Common story. Some of the people who fled Russia to the west to avoid supporting the war got totally screwed. When they arrived their credit cards and bank access stopped working so they couldn't pay for anywhere to live, they cannot get visas etc, nobody wants to hire Russians and oh, yes, also cannot easily return home. The Russians who stayed and continued paying taxes? No problems.

Governments like the idea that they can fix things via market interventions but it never quite seems to work out how they intended.

Yeah, they're an incredibly blunt tool.

I'm not in PH but in the region, and know a few recent Russian émigrés here. They've eventually been able to open an account after trying a few banks.

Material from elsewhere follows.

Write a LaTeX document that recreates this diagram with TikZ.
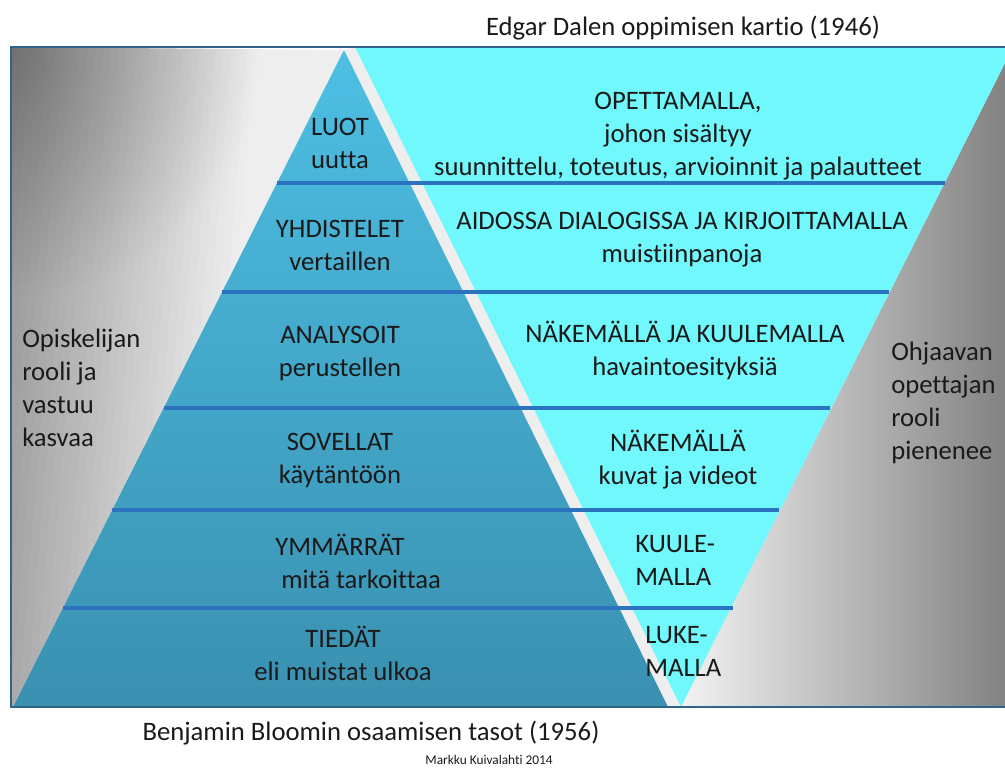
\documentclass[tikz,border=0pt]{standalone}
\usepackage{fontspec}
\setmainfont{Carlito}[Ligatures={NoCommon}]
\usetikzlibrary{fadings}
\tikzfading[name=cornerfade, inner color=transparent!0, outer color=transparent!100]
\definecolor{pyrtop}{HTML}{4DBFE3}
\definecolor{pyrbot}{HTML}{3A90B0}
\definecolor{conecol}{HTML}{70F8FC}
\definecolor{levline}{HTML}{2C73BF}
\definecolor{framecol}{HTML}{30648A}
\definecolor{txtcol}{HTML}{1A1A1A}
\definecolor{stripcol}{HTML}{EEEEEE}
\begin{document}
\begin{tikzpicture}[x=0.75pt,y=-0.75pt,
  lbl/.style={inner sep=0pt,align=center,text=txtcol,font=\fontsize{20}{24.75}\selectfont},
  lblleft/.style={lbl,align=left,anchor=west},
  lev/.style={draw=levline,line width=3pt},
]
\useasboundingbox (0,0) rectangle (1005,769);
% frame corners
\coordinate (ftl) at (11,47);
\coordinate (fbl) at (11,707);
\coordinate (fbr) at (1005,707);
\coordinate (ftr) at (1005,47);
% pyramid
\coordinate (pa) at (344,50);
\coordinate (pl) at (13,707);
\coordinate (pr) at (668,707);
% cone (inverted)
\coordinate (cl) at (355,47);
\coordinate (cr) at (1013,47);
\coordinate (ca) at (681,707);

\begin{scope}
\clip (ftl) rectangle (fbr);
\fill[white] (ftl) rectangle (fbr);
% left background: tilted gradient drawn as strips
\begin{scope}
\clip (ftl) -- (pa) -- (pl) -- (fbl) -- cycle;
\foreach \x in {0,8,...,360}{
  \pgfmathtruncatemacro\v{min(238,150+0.36*(\x+4-11))}
  \definecolor{bgstrip}{RGB}{\v,\v,\v}
  \fill[bgstrip] (\x,40) -- (\x+9,40) -- (\x+9-54,710) -- (\x-54,710) -- cycle;
}
\fill[black,fill opacity=0.25,path fading=cornerfade] (ftl) circle[radius=250];
\end{scope}
% right background
\shade[left color=white!95!black,middle color=white!86!black,right color=white!50!black] (cr) -- (ftr) -- (fbr) -- (ca) -- cycle;
% strip between the two triangles
\fill[stripcol] (pa) -- (cl) -- (ca) -- (pr) -- cycle;
% cone
\fill[conecol] (cl) -- (cr) -- (ca) -- cycle;
% pyramid
\shade[top color=pyrtop,bottom color=pyrbot] (pa) -- (pr) -- (pl) -- cycle;
\end{scope}

% level lines
\coordinate (l1a) at (277,183); \coordinate (l1b) at (945,183);
\coordinate (l2a) at (222,292); \coordinate (l2b) at (889,292);
\coordinate (l3a) at (164,408); \coordinate (l3b) at (830,408);
\coordinate (l4a) at (112,510); \coordinate (l4b) at (779,510);
\coordinate (l5a) at (63,608);  \coordinate (l5b) at (733,608);
\draw[lev] (l1a) -- (l1b);
\draw[lev] (l2a) -- (l2b);
\draw[lev] (l3a) -- (l3b);
\draw[lev] (l4a) -- (l4b);
\draw[lev] (l5a) -- (l5b);

% frame
\draw[framecol,line width=1.5pt] (ftr) -- (ftl) -- (fbl) -- (fbr);

% pyramid labels
\node[lbl] (luot) at (340,143) {LUOT\\uutta};
\node[lbl] (yhd) at (340,245) {YHDISTELET\\vertaillen};
\node[lbl] (ana) at (340,353) {ANALYSOIT\\perustellen};
\node[lbl] (sov) at (340,460) {SOVELLAT\\käytäntöön};
\node[lblleft] (ymm) at (275,561) {YMMÄRRÄT\\\ mitä tarkoittaa};
\node[lbl] (tie) at (343,653) {TIEDÄT\\eli muistat ulkoa};

% cone labels
\node[lbl] (ope) at (678,136) {OPETTAMALLA,\\johon sisältyy\\suunnittelu, toteutus, arvioinnit ja palautteet};
\node[lbl] (aid) at (682,240) {AIDOSSA DIALOGISSA JA KIRJOITTAMALLA\\muistiinpanoja};
\node[lbl] (nkk) at (685,350) {NÄKEMÄLLÄ JA KUULEMALLA\\havaintoesityksiä};
\node[lbl] (nak) at (678,460) {NÄKEMÄLLÄ\\kuvat ja videot};
\node[lblleft] (kuu) at (635,560) {KUULE-\\MALLA};
\node[lblleft] (luk) at (645,651) {LUKE-\\MALLA};

% side labels
\node[lblleft] (opi) at (22,388) {Opiskelijan\\rooli ja\\vastuu\\kasvaa};
\node[lblleft] (ohj) at (891,403) {Ohjaavan\\opettajan\\rooli\\pienenee};

% titles
\node[lbl] (dale) at (683,28) {Edgar Dalen oppimisen kartio (1946)};
\node[lbl] (bloom) at (371,733) {Benjamin Bloomin osaamisen tasot (1956)};
\node[lbl,font=\fontsize{10}{12}\selectfont] (auth) at (489,760) {Markku Kuivalahti 2014};
\end{tikzpicture}
\end{document}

The banks are concerned about unknowingly dealing with a sanctioned person or business, and consequently having trouble with their access to EU and US banking systems. Banks in PH in particular often do a lot of US business, you may consider looking for a bank that does not (e.g., banks dealing more with China).

That's because it was a common strategy of the KGB to set up companies in the West. "Dissidents" were often moles.

It sucks but until you somehow prove your loyalty expect to be met with suspicion. Banks don't want to carry the risk if they can avoid it.

The banks are unlikely to be thinking about moles. They're just trying to minimise the risk that they accidentally deal with a sanctioned person/company or a front for one.